Detecting Deepfake by Creating Spatio-Temporal Regularity Disruption

Authors: Jiazhi Guan, Hang Zhou, Mingming Gong, Errui Ding, Jingdong Wang, Youjian Zhao

Published: 2022-07-21 10:42:34+00:00

AI Summary

This paper proposes a novel deepfake detection method that focuses on disrupting the spatio-temporal regularity of real videos to create pseudo-fake videos for training. The method leverages a Pseudo-fake Generator and a Spatio-Temporal Enhancement block to learn these disruptions, improving generalization without using actual fake videos.

Abstract

Despite encouraging progress in deepfake detection, generalization to unseen forgery types remains a significant challenge due to the limited forgery clues explored during training. In contrast, we notice a common phenomenon in deepfake: fake video creation inevitably disrupts the statistical regularity in original videos.

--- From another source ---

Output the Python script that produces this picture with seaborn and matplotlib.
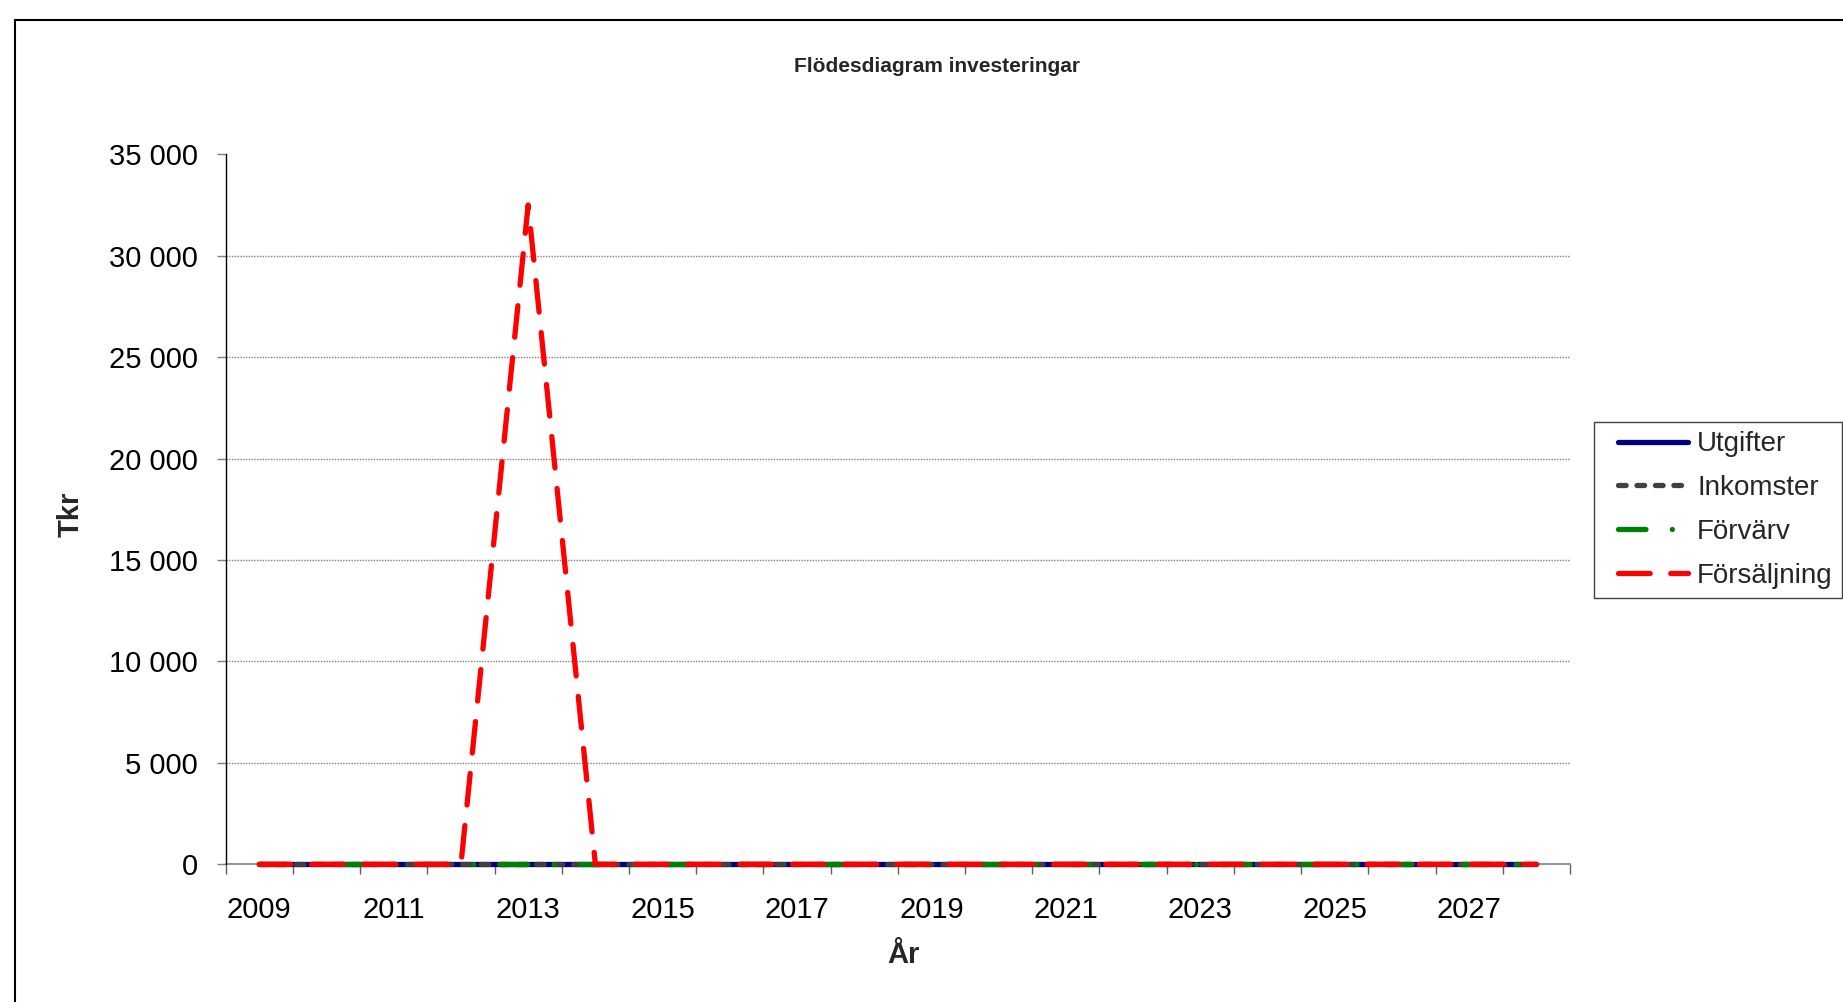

Inspired by this observation, we propose to boost the generalization of deepfake detection by distinguishing the regularity disruption that does not appear in real videos. Specifically, by carefully examining the spatial and temporal properties, we propose to disrupt a real video through a Pseudo-fake Generator and create a wide range of pseudo-fake videos for training. Such practice allows us to achieve deepfake detection without using fake videos and improves the generalization ability in a simple and efficient manner. To jointly capture the spatial and temporal disruptions, we propose a Spatio-Temporal Enhancement block to learn the regularity disruption across space and time on our self-created videos. Through comprehensive experiments, our method exhibits excellent performance on several datasets.


Key findings
The proposed method exhibits excellent performance on several datasets, showing significant improvements in generalization ability compared to existing methods. Specifically, a 10.67% increase in AUC was observed on the Deepwild dataset. The method achieves this without using actual deepfake videos for training.
Approach
The approach trains a deepfake detector using only real videos, modified by a Pseudo-fake Generator to introduce spatio-temporal irregularities mimicking those found in deepfakes. A Spatio-Temporal Enhancement block is used to capture these irregularities, improving the model's ability to generalize to unseen deepfake types.
Datasets
UNKNOWN. The abstract mentions that the method shows excellent performance on several datasets, but doesn't specify which ones.
Model(s)
UNKNOWN. The architecture of the deepfake detector is not explicitly specified, only the Spatio-Temporal Enhancement block is detailed.
Author countries
UNKNOWN